5. De nadruk op de bekeringsweg kan de klem afhalen van de oproep tot geloof en bekering. God moet mij immers op die bekeringsweg brengen. De scherpe oproep: Dood en leven zijn u geschilderd, kies dan het leven, klinkt dan niet meer zo scherp. De formuleringen in de preek worden dan snel beschrijvend, zonder dat het bevel, de imperatief, nog klinkt.
(Ik signaleer hier algemene gevaren. Ik zeg expliciet niet, dat ds. Schot dit doet. Dat is ook niet relevant.
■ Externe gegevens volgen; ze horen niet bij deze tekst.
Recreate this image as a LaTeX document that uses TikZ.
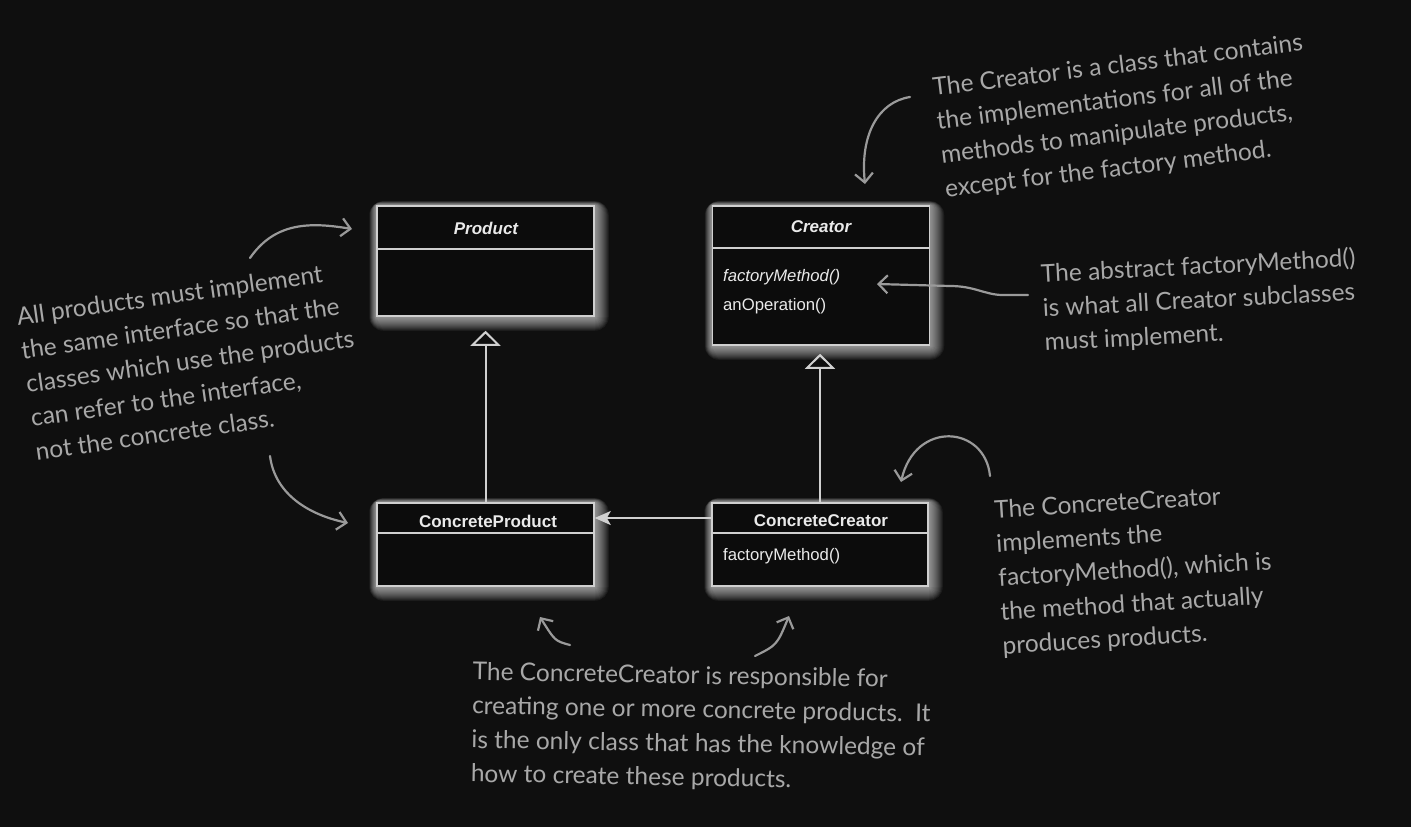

Het gaat mij erom, dat die gevaren wel aanwezig zijn, dus los van predikanten die dat al dan niet zouden doen).
Re: Schriftuurlijk bevindelijke prediking
Hier kan ik echt niets mee. Zo ga je de openbaring van Christus helemaal loskoppelen van het geloof in de beloften. Dan is er een geloof in de beloften vóór de openbaring en een geloof (in wat?) ná de openbaring van Christus. Dat kan natuurlijk niet.memento schreef:Met de woorden: Christus komt precies op tijd kan ik het eens zijn. God komt altijd op Zijn tijd. Hij kan ons laten wachten. Totdat Hij Zich openbaart moeten en mogen wij vertrouwen op de beloften die Hij in Zijn Woord geeft, in het vaste vertrouwen dat Hij betrouwbaar is, en Zijn belofte ten uitvoer zál brengen. Rusten in de belofte van God, zonder dat dit in mindering komt op het uitziende verlangen naar het moment dat Hij Zich Persoonlijk openbaart (Luther schrijft in zijn boek over de gebondenheid van de wil hier hele mooie en diepe dingen, en ook bij Calvijn komen we de notie tegen dat God soms op zich laat wachten, en het dan toch vertrouwen op Zijn beloften).
Laten we helder hebben: De openbaring van Christus aan de ziel is niets anders dan dat onze ogen opengaan voor de boodschap van het Evangelie. Pas dán ook kan er een vertrouwen zijn op de beloften!
Re: Schriftuurlijk bevindelijke prediking
Je begrijpt wel dat mij hiermee de lust tot citeren ontgaat. Wat ik zeg is niet waar, uit zijn verband etc. Ja, ja. Laat inderdaad de verstandige, objectieve lezer zelf zien wie hier de waarheid brengt.Maargoed, ik zou zeggen: Genoeg over Calvijn, anders wordt het een welles-nietes spelletje. Laat ieder zelf het gehele commentaar van Calvijn en Henry op deze geschiedenissen lezen en tot een conclusie komen.